In some regular expression engines, this can be fixed by using a “once-only” subpattern to disable backtracking. However, as far as I can tell, Python doesn’t support this feature.
A slightly tricker way to fix this is to make sure the repeating pattern has only one possible interpretation for any input. If we rewrite the pattern like this:
…I believe the engine will accept and reject the same inputs, but will never backtrack. Making this change to
- (r'(?s)\$?"(\\\\|\\[0-7]+|\\.|[^"\\$])*"', String.Double),
+ (r'(?s)\$?"(\\([0-7]+|[^0-7])|[^"\\$])*"', String.Double),
…reduces runtime on
60slash.sh (above) from ~300 seconds to 0.05 seconds on my machine.
As a workaround, you can try making the same change on your system.
Another “workaround” is to limit the number of backslashes which appear in any single Bash string to around 40. This is obviously fairly ridiculous, but your reproduction script is also pretty ridiculous.
I’ll file this in our upstream and consider options for how we’ll move forward with it.
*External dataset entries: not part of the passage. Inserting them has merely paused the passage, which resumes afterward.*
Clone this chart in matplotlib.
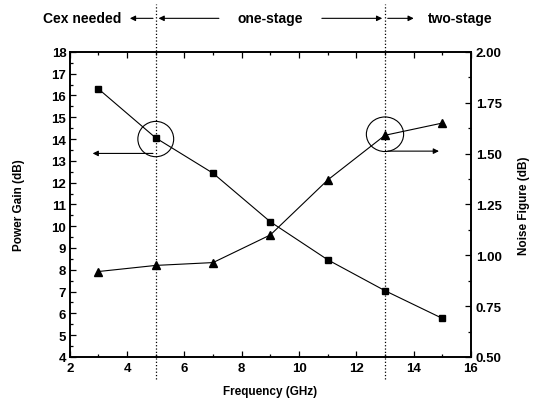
import matplotlib
matplotlib.use('Agg')
import matplotlib.pyplot as plt
from matplotlib.patches import Ellipse
from matplotlib.ticker import MultipleLocator

plt.rcParams['font.family'] = ['Liberation Sans', 'DejaVu Sans']
plt.rcParams['font.weight'] = 'bold'

freq = [3, 5, 7, 9, 11, 13, 15]
gain = [16.3, 14.05, 12.43, 10.2, 8.46, 7.04, 5.77]
nf = [0.92, 0.95, 0.964, 1.10, 1.37, 1.59, 1.65]
bounds = [5, 13]

fig = plt.figure(figsize=(5.37, 4.10), dpi=100)
ax = fig.add_axes([0.130, 0.127, 0.747, 0.744])
ax2 = ax.twinx()

ax.plot(freq, gain, color='black', lw=0.8, marker='s', ms=4.5)
ax2.plot(freq, nf, color='black', lw=0.8, marker='^', ms=6)

ax.set_xlim(2, 16)
ax.set_ylim(4, 18)
ax2.set_ylim(0.5, 2.0)
ax.xaxis.set_major_locator(MultipleLocator(2))
ax.xaxis.set_minor_locator(MultipleLocator(1))
ax.yaxis.set_major_locator(MultipleLocator(1))
ax.yaxis.set_minor_locator(MultipleLocator(0.5))
ax2.yaxis.set_major_locator(MultipleLocator(0.25))
ax2.yaxis.set_minor_locator(MultipleLocator(0.125))
ax2.set_yticklabels(['%.2f' % v for v in ax2.get_yticks()])

for a in (ax, ax2):
    a.tick_params(which='both', direction='in', labelsize=9.5, width=0.9)
    a.tick_params(which='major', length=4)
    a.tick_params(which='minor', length=2.5)
    for s in a.spines.values():
        s.set_linewidth(1.2)
ax.tick_params(which='both', top=True)
ax.tick_params(axis='y', pad=2.5)

ax.set_xlabel('Frequency (GHz)', fontsize=8.5, fontweight='bold', labelpad=8)
ax.set_ylabel('Power Gain (dB)', fontsize=8.5, fontweight='bold', labelpad=19)
ax2.set_ylabel('Noise Figure (dB)', fontsize=8.5, fontweight='bold', labelpad=12)

for b in bounds:
    ax.axvline(b, ymin=-0.072, ymax=1.157, color='black', ls=':', lw=0.9, clip_on=False)

# circles and arrows pointing to the axes
ax.add_patch(Ellipse((5, 14.0), 1.25, 1.62, fill=False, lw=0.8, color='black'))
ax2.add_patch(Ellipse((13, 1.595), 1.3, 0.17, fill=False, lw=0.8, color='black'))
ax.annotate('', xy=(2.7, 13.34), xytext=(5, 13.34),
            arrowprops=dict(arrowstyle='-|>', color='black', lw=0.8, mutation_scale=8))
ax2.annotate('', xy=(14.98, 1.512), xytext=(13, 1.512),
             arrowprops=dict(arrowstyle='-|>', color='black', lw=0.8, mutation_scale=8))

# top region annotations
ty = 1.11
tc = ('data', 'axes fraction')
ap = dict(arrowstyle='-|>', color='black', lw=0.8, mutation_scale=8)
ax.annotate('', xy=(4.0, ty), xytext=(5, ty), xycoords=tc, textcoords=tc, arrowprops=ap, annotation_clip=False)
ax.annotate('Cex needed', xy=(3.8, ty), xycoords=tc, ha='right', va='center',
            fontsize=10, fontweight='bold', annotation_clip=False)
ax.annotate('', xy=(5, ty), xytext=(7.3, ty), xycoords=tc, textcoords=tc, arrowprops=ap, annotation_clip=False)
ax.annotate('one-stage', xy=(9.0, ty), xycoords=tc, ha='center', va='center',
            fontsize=10, fontweight='bold', annotation_clip=False)
ax.annotate('', xy=(13, ty), xytext=(10.7, ty), xycoords=tc, textcoords=tc, arrowprops=ap, annotation_clip=False)
ax.annotate('', xy=(14.1, ty), xytext=(13, ty), xycoords=tc, textcoords=tc, arrowprops=ap, annotation_clip=False)
ax.annotate('two-stage', xy=(14.5, ty), xycoords=tc, ha='left', va='center',
            fontsize=10, fontweight='bold', annotation_clip=False)

fig.savefig('out.png', dpi=100)
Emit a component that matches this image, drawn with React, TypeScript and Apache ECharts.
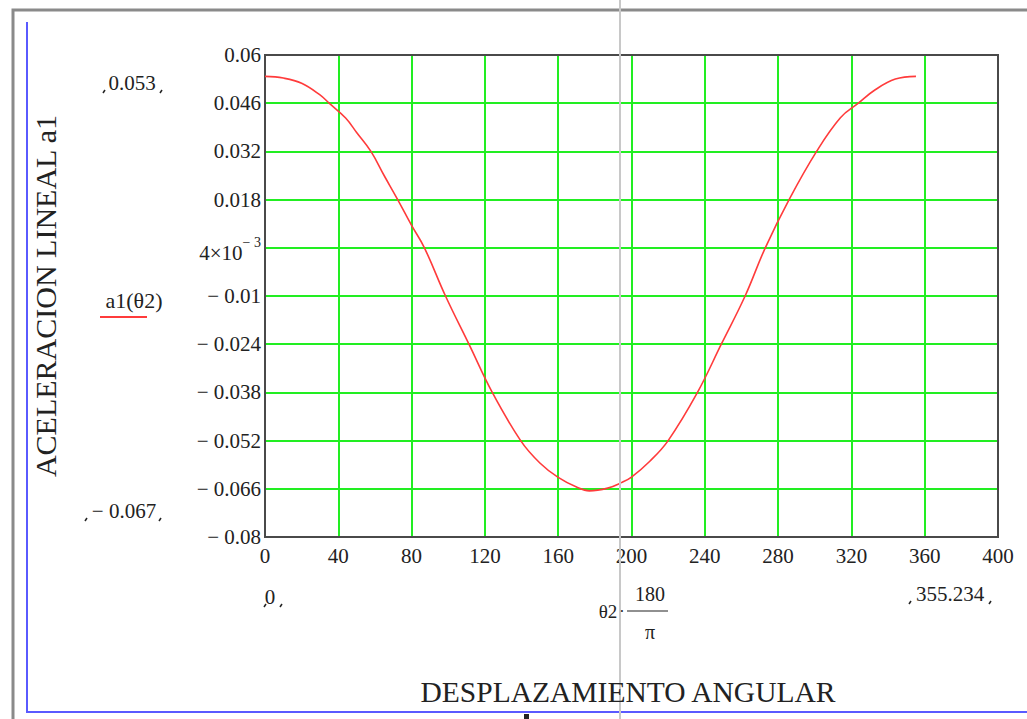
import React, { useEffect, useRef } from "react";
import * as echarts from "echarts";

// Angular displacement (degrees) and linear acceleration a1
const thetaDeg = [0, 10, 20, 30, 35, 44, 50, 57.8, 65, 72.4, 80, 87, 98.5, 111.3, 124, 139.5, 150, 160, 170, 177, 187, 194.5, 200, 210, 220, 236, 249, 262, 273, 286, 301, 314, 323.8, 333, 344, 355.234];
const accel = [0.0538, 0.0533, 0.0518, 0.0484, 0.046, 0.0417, 0.0375, 0.032, 0.025, 0.018, 0.0105, 0.004, -0.01, -0.024, -0.038, -0.052, -0.0585, -0.0627, -0.0655, -0.0666, -0.0658, -0.0642, -0.0626, -0.058, -0.052, -0.038, -0.024, -0.01, 0.004, 0.018, 0.032, 0.0418, 0.046, 0.0499, 0.053, 0.0538];

// y tick labels from -0.08 to 0.06 (step 0.014)
const yTickLabels = ["− 0.08", "− 0.066", "− 0.052", "− 0.038", "− 0.024", "− 0.01", "4×10^− 3", "0.018", "0.032", "0.046", "0.06"];
const yMin = -0.08;
const yMax = 0.06;
const xMin = 0;
const xMax = 400;
const xStep = 40;

const yTitle = "ACELERACION LINEAL a1";
const xTitle = "DESPLAZAMIENTO ANGULAR";
const legendLabel = "a1(θ2)";
const yRangeTop = "0.053";
const yRangeBottom = "− 0.067";
const xRangeLeft = "0";
const xRangeRight = "355.234";

const SERIF = '"Liberation Serif", "DejaVu Serif", serif';

export default function App() {
  const ref = useRef<HTMLDivElement>(null);
  useEffect(() => {
    if (!ref.current) return;
    const chart = echarts.init(ref.current, undefined, { renderer: "svg" });
    const data = thetaDeg.map((t, i) => [t, accel[i]]);
    const txt = (x: number, y: number, s: string, size = 21) => ({
      type: "text",
      x,
      y,
      style: { text: s, font: `${size}px ${SERIF}`, fill: "#222", align: "center", verticalAlign: "middle" },
      z: 10,
    });
    const mark = (x: number, y: number) => ({
      type: "line",
      shape: { x1: x, y1: y, x2: x - 2, y2: y + 3 },
      style: { stroke: "#222", lineWidth: 1.5 },
      z: 10,
    });
    chart.setOption({
      animation: false,
      backgroundColor: "#ffffff",
      grid: {
        left: 265,
        top: 55,
        right: 29,
        bottom: 182,
        show: true,
        borderColor: "#4a4a4a",
        borderWidth: 2,
        backgroundColor: "transparent",
        z: 3,
      },
      xAxis: {
        type: "value",
        min: xMin,
        max: xMax,
        interval: xStep,
        axisLine: { show: false },
        axisTick: { show: false },
        axisLabel: { fontFamily: SERIF, fontSize: 21, color: "#222", margin: 8 },
        splitLine: { show: true, lineStyle: { color: "#22ee22", width: 2 } },
      },
      yAxis: [
        { type: "value", min: yMin, max: yMax, show: false },
        {
          type: "value",
          min: 0,
          max: yTickLabels.length - 1,
          interval: 1,
          position: "left",
          axisLine: { show: false },
          axisTick: { show: false },
          axisLabel: {
            fontFamily: SERIF,
            fontSize: 21,
            color: "#222",
            margin: 4,
            formatter: (v: number) => {
              const s = yTickLabels[Math.round(v)] ?? "";
              if (s.includes("^")) {
                const [base, sup] = s.split("^");
                return `{b|${base}}{s|${sup}}`;
              }
              return s;
            },
            rich: {
              b: { fontFamily: SERIF, fontSize: 21, color: "#222", padding: [10, 0, 0, 0] },
              s: { fontFamily: SERIF, fontSize: 14, color: "#222", padding: [0, 0, 10, 0] },
            },
          },
          splitLine: { show: true, lineStyle: { color: "#22ee22", width: 2 } },
        },
      ],
      series: [
        {
          type: "line",
          yAxisIndex: 0,
          data,
          smooth: 0.4,
          showSymbol: false,
          lineStyle: { color: "#ff3b3b", width: 1.6 },
          z: 4,
        },
      ],
      graphic: [
        { type: "rect", shape: { x: 13, y: 10, width: 1100, height: 800 }, style: { fill: "none", stroke: "#8a8a8a", lineWidth: 3 }, z: 10 },
        { type: "polyline", shape: { points: [[27, 22], [27, 712], [1040, 712]] }, style: { fill: "none", stroke: "#5a5aff", lineWidth: 2 }, z: 10 },
        { type: "line", shape: { x1: 620, y1: 0, x2: 620, y2: 719 }, style: { stroke: "#c8c8c8", lineWidth: 2 }, z: 10 },
        { type: "rect", shape: { x: 524, y: 714, width: 5, height: 5 }, style: { fill: "#222" }, z: 10 },
        {
          type: "text",
          x: 45,
          y: 296,
          rotation: Math.PI / 2,
          style: { text: yTitle, font: `30px ${SERIF}`, fill: "#222", align: "center", verticalAlign: "middle" },
          z: 10,
        },
        {
          type: "text",
          x: 628,
          y: 692,
          style: { text: xTitle, font: `29.5px ${SERIF}`, fill: "#222", align: "center", verticalAlign: "middle" },
          z: 10,
        },
        txt(134, 300, legendLabel, 22),
        { type: "line", shape: { x1: 100, y1: 317, x2: 147, y2: 317 }, style: { stroke: "#ff3b3b", lineWidth: 2 }, z: 10 },
        txt(132, 83, yRangeTop),
        txt(124, 511, yRangeBottom),
        txt(270, 597, xRangeLeft),
        txt(950, 594, xRangeRight),
        mark(105, 90), mark(162, 90),
        mark(87, 518), mark(161, 518),
        mark(266, 604), mark(282, 604),
        mark(911, 601), mark(991, 601),
        txt(608, 611, "θ2", 19),
        txt(622, 611, "·", 16),
        txt(650, 594, "180", 20),
        { type: "line", shape: { x1: 627, y1: 611, x2: 668, y2: 611 }, style: { stroke: "#222", lineWidth: 1.2 }, z: 10 },
        txt(650, 632, "π", 20),
      ],
    });
    return () => chart.dispose();
  }, []);
  return (
    <div
      ref={ref}
      style={{ position: "absolute", left: 0, top: 0, width: 1027, height: 719, background: "#fff" }}
    />
  );
}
When filing bugs here, it’s incredibly important that you provide a reproduction case which actually lets us reproduce the issue, which is why the pinned thread spends five paragraphs reiterating over and over again that you need to give us a usable reproduction case. The original report five months ago didn’t have enough information to possibly trace the root cause to backtracking behavior in a lexer regex.